__Entries supplied__.
%%
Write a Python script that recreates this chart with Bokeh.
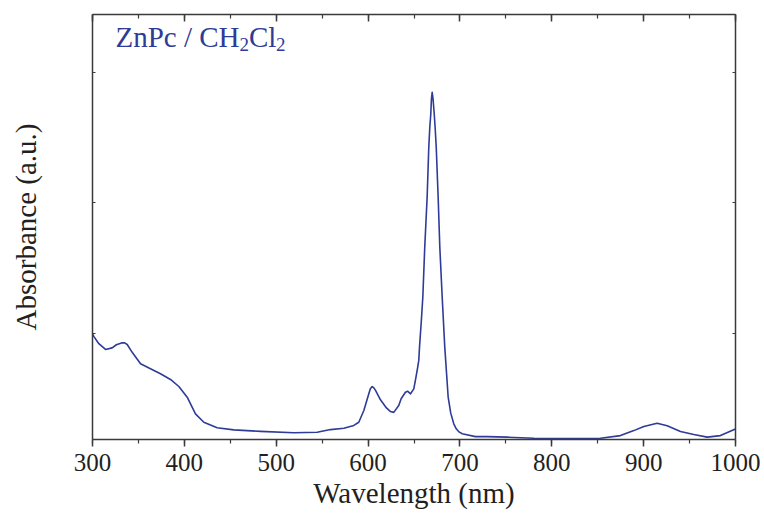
%%
%%
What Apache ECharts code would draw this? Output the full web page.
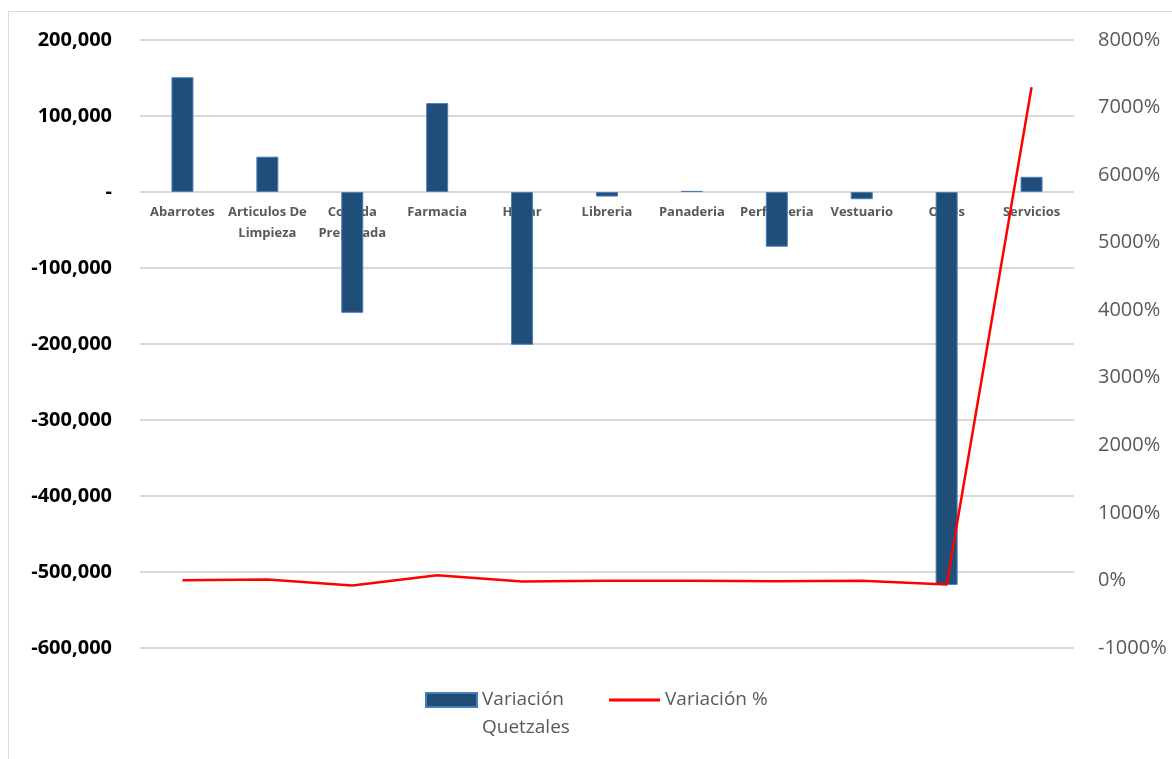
%%
%%
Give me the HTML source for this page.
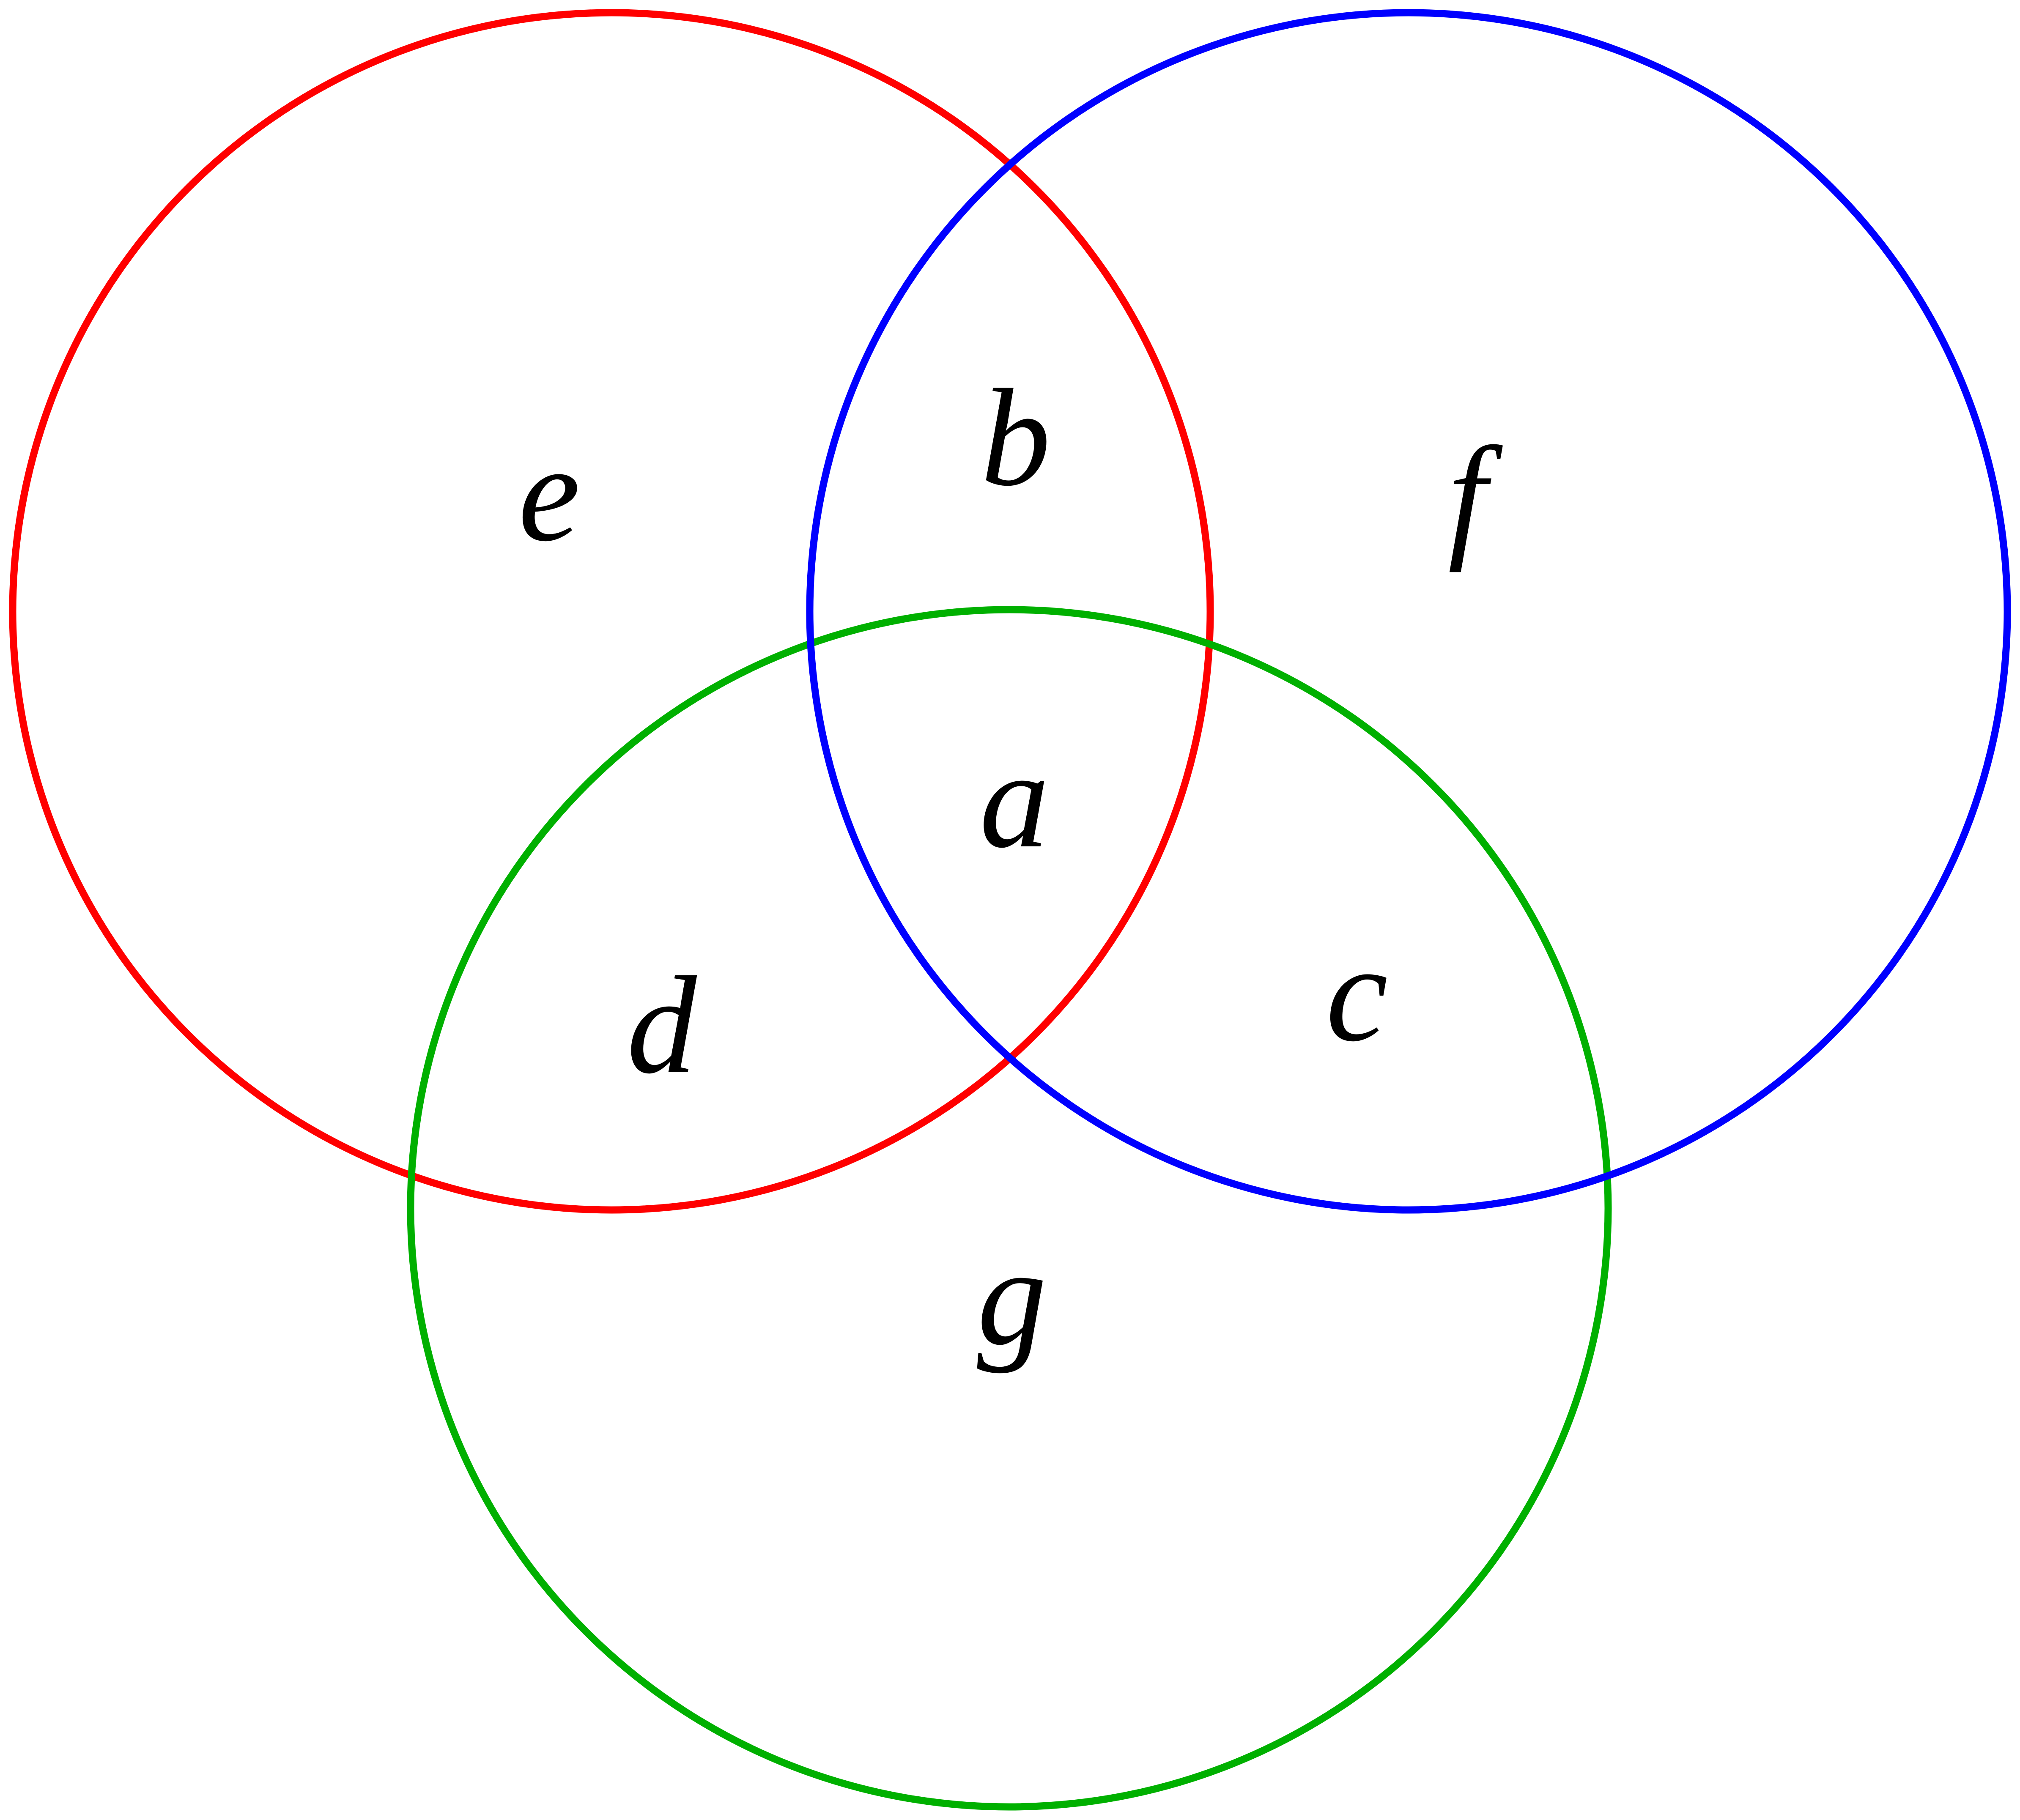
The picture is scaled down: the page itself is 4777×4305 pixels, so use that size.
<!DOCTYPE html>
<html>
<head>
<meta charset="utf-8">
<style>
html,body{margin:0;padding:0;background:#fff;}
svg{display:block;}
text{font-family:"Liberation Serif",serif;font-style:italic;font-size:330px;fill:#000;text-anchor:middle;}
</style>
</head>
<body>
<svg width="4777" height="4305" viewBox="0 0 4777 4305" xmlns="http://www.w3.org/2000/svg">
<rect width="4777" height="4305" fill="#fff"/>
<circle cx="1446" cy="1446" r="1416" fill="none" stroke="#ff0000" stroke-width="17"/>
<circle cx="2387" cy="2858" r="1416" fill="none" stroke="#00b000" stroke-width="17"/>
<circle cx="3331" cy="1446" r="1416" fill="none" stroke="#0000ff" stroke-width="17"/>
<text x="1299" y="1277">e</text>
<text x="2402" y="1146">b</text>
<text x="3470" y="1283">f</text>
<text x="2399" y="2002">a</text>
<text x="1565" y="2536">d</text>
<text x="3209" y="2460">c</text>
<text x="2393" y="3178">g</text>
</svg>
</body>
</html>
%%
Identify and list each line with the word "that".

__Solution for this problem__.
Write a Python script that recreates this chart with Bokeh.
The picture is scaled down: the page itself is 4777×4305 pixels, so use that size.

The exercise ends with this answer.